DPSP: Distributed Progressive Sequential Pattern Mining on the Cloud Authors: Jen-Wei Huang, Su-Chen Lin, Ming-Syan Chen Keywords: sequential pattern mining, period of interest (POI), customer transactions
Abstract:
The progressive sequential pattern mining problem has been discussed in previous research works. With the increasing amount of data, single processors struggle to scale up. Traditional algorithms running on a single machine may have scalability troubles. Therefore, mining progressive sequential patterns intrinsically suffers from the scalability problem. In view of this, we design a distributed mining algorithm to address the scalability problem of mining progressive sequential patterns. The proposed algorithm DPSP, standing for Distributed Progressive Sequential Pattern mining algorithm, is implemented on top of Hadoop platform, which realizes the cloud computing environment.

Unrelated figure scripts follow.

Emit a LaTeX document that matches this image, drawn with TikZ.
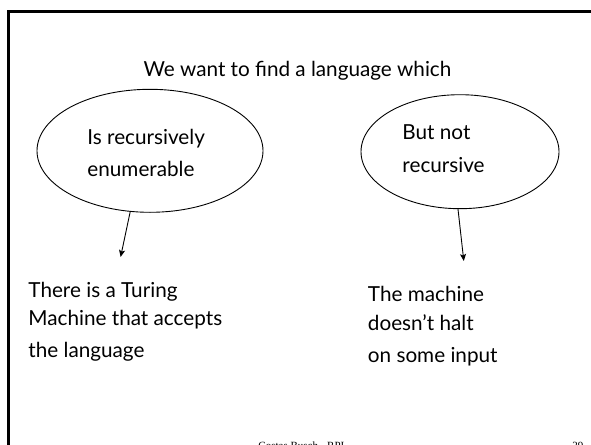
\documentclass[tikz,border=0pt]{standalone}
\usepackage{fontspec}
\setmainfont{Lato}
\newfontfamily\footfont{Liberation Serif}
\usetikzlibrary{shapes.geometric}
\usetikzlibrary{positioning}
\usetikzlibrary{arrows.meta}

\begin{document}
\begin{tikzpicture}[x=1pt,y=-1pt,->,>={Stealth[length=7pt,width=6pt,inset=1.5pt]},
		line width=0.9pt,oval/.style={ellipse,draw,inner sep=0pt},
		line/.style={anchor=base west,inner sep=0pt,font=\fontsize{20.7}{24}\selectfont},
		foot/.style={anchor=base west,inner sep=0pt,font=\footfont\fontsize{11}{13}\selectfont}]
		
		\useasboundingbox (0,0) rectangle (591,444);
		\clip (0,0) rectangle (591,444);
		
		% slide frame
		\draw[-,line width=3pt] (8.5,11.5) rectangle (640,480);
		
		\node[line, anchor=base] (title) at (297.5,76) {We want to find a language which};
		
		% the two ovals
		\node[oval, minimum width=226, minimum height=123] (re) at (150,150.8) {};
		\node[oval, minimum width=198, minimum height=114] (nr) at (460,151.7) {};
		
		\node[line] (re1) at (87,144) {Is recursively};
		\node[line] (re2) at (87,176.7) {enumerable};
		\node[line] (nr1) at (402,139.3) {But not};
		\node[line] (nr2) at (402,172.7) {recursive};
		
		\node[line] (tm1) at (28,297.7) {There is a Turing};
		\node[line] (tm2) at (28,325) {Machine that accepts};
		\node[line] (tm3) at (28,357.3) {the language};
		\node[line] (nh1) at (367.5,301.7) {The machine};
		\node[line] (nh2) at (367.5,330) {doesn't halt};
		\node[line] (nh3) at (367.5,362.7) {on some input};
		
		\coordinate (tmtip) at (120.6,257);
		\coordinate (nhtip) at (463.8,261);
		
		\path
		(re.-108) edge (tmtip)
		(nr.-92) edge (nhtip);
		
		\node[foot] (author) at (258,449) {Costas Busch - RPI};
		\node[foot] (page) at (572,449) {29};
		\end{tikzpicture}
\end{document}
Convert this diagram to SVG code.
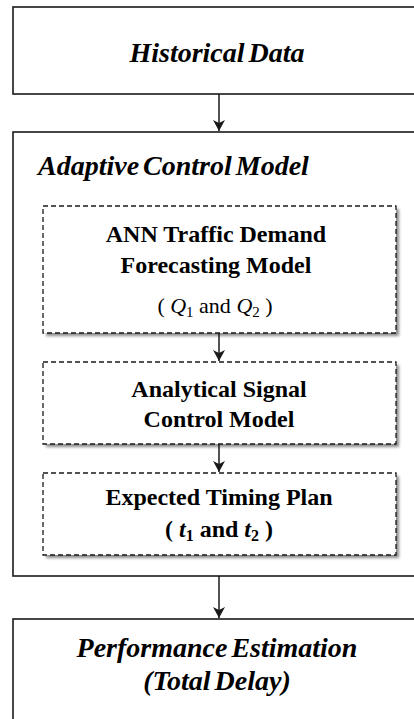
<svg xmlns="http://www.w3.org/2000/svg" width="414" height="719" viewBox="0 0 414 719">
<style>
.box{fill:#fff;stroke:#1a1a1a;stroke-width:1.6}
.dash{fill:#fff;stroke:#1a1a1a;stroke-width:1.3;stroke-dasharray:5 3}
.shadow{fill:#8a8a8a;filter:url(#blur)}
.conn{stroke:#1a1a1a;stroke-width:1.5;fill:none}
.ti{font-family:"Liberation Serif","Times New Roman",serif;font-weight:bold;font-style:italic;font-size:28px;fill:#000;word-spacing:-3px}
.tb{font-family:"Liberation Serif","Times New Roman",serif;font-weight:bold;font-size:24px;fill:#000}
.tr{font-family:"Liberation Serif","Times New Roman",serif;font-size:22px;fill:#000}
</style>
<defs>
<filter id="blur" x="-10%" y="-10%" width="120%" height="120%"><feGaussianBlur stdDeviation="1.5"/></filter>
<marker id="arr" markerWidth="12" markerHeight="12" refX="11" refY="6" orient="auto" markerUnits="userSpaceOnUse" viewBox="0 0 12 12">
<path d="M0,0 L3,6 L0,12 L11,6 z" fill="#1a1a1a"/>
</marker>
</defs>
<g id="historical-data">
<rect class="box" x="13" y="7" width="412" height="87"/>
<text class="ti" x="217" y="62" text-anchor="middle">Historical Data</text>
</g>
<g id="adaptive-control-model">
<rect class="box" x="13" y="132" width="412" height="444"/>
<text class="ti" x="38" y="175">Adaptive Control Model</text>
</g>
<g id="ann-model">
<rect class="shadow" x="46" y="209" width="353" height="127"/>
<rect class="dash" x="43" y="206" width="353" height="127"/>
<text class="tb" x="216" y="242" text-anchor="middle">ANN Traffic Demand</text>
<text class="tb" x="216" y="273" text-anchor="middle">Forecasting Model</text>
<text class="tr" x="215" y="313" text-anchor="middle">( <tspan font-style="italic">Q</tspan><tspan font-size="15" dy="4">1</tspan><tspan dy="-4"> and </tspan><tspan font-style="italic">Q</tspan><tspan font-size="15" dy="4">2</tspan><tspan dy="-4"> )</tspan></text>
</g>
<g id="analytical-model">
<rect class="shadow" x="46" y="365" width="353" height="82"/>
<rect class="dash" x="43" y="362" width="353" height="82"/>
<text class="tb" x="219" y="397" text-anchor="middle">Analytical Signal</text>
<text class="tb" x="219" y="427" text-anchor="middle">Control Model</text>
</g>
<g id="timing-plan">
<rect class="shadow" x="46" y="476" width="353" height="82"/>
<rect class="dash" x="43" y="473" width="353" height="82"/>
<text class="tb" x="219" y="505" text-anchor="middle">Expected Timing Plan</text>
<text class="tb" x="219" y="537" text-anchor="middle">( <tspan font-style="italic">t</tspan><tspan font-size="16" dy="4">1</tspan><tspan dy="-4"> and </tspan><tspan font-style="italic">t</tspan><tspan font-size="16" dy="4">2</tspan><tspan dy="-4"> )</tspan></text>
</g>
<g id="performance-estimation">
<rect class="box" x="13" y="619" width="412" height="120"/>
<text class="ti" x="217" y="657" text-anchor="middle">Performance Estimation</text>
<text class="ti" x="217" y="690" text-anchor="middle">(Total Delay)</text>
</g>
<g id="connectors">
<line class="conn" x1="219" y1="94" x2="219" y2="131" marker-end="url(#arr)"/>
<line class="conn" x1="219" y1="333" x2="219" y2="361" marker-end="url(#arr)"/>
<line class="conn" x1="219" y1="444" x2="219" y2="472" marker-end="url(#arr)"/>
<line class="conn" x1="219" y1="576" x2="219" y2="618" marker-end="url(#arr)"/>
</g>
</svg>
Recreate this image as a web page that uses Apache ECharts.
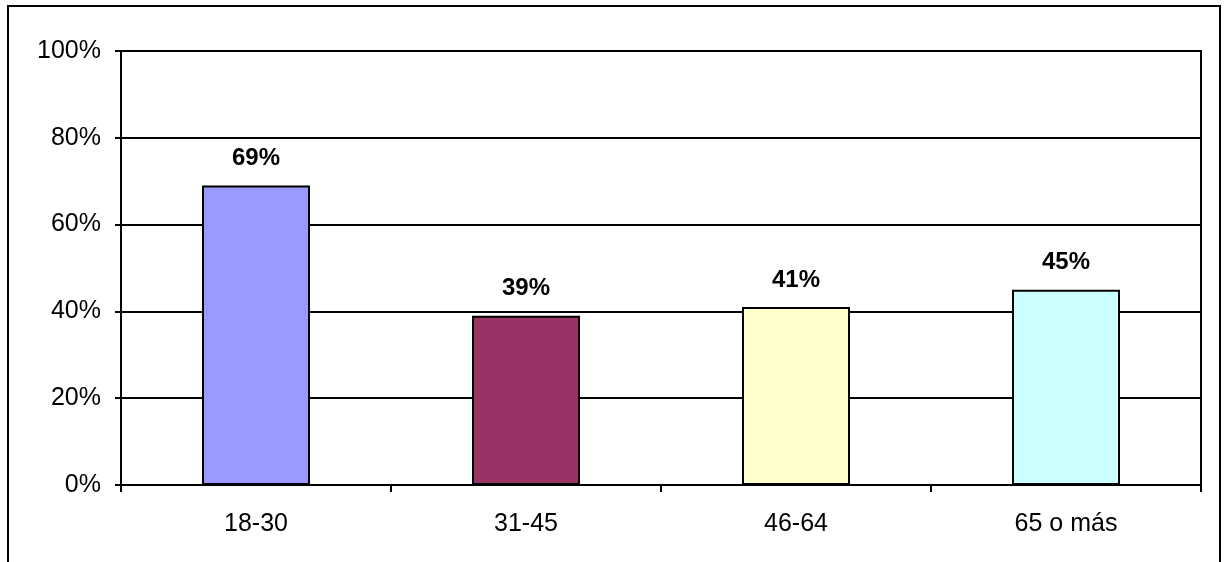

We propose Map/Reduce jobs in DPSP to delete obsolete itemsets, update current candidate sequential patterns and report up-to-date frequent sequential patterns within each POI. The experimental results show that DPSP possesses great scalability and consequently increases the performance and the practicability of mining algorithms.
The phrase mining sequential patterns was coined in Mining Sequential Patterns, a paper authored by Rakesh Agrawal, Ramakrishnan Srikant, and cited by the authors of this paper.
The original research was to find patterns in customer transactions, which I suspect are important “subjects” for discovery and representation in commerce topic maps.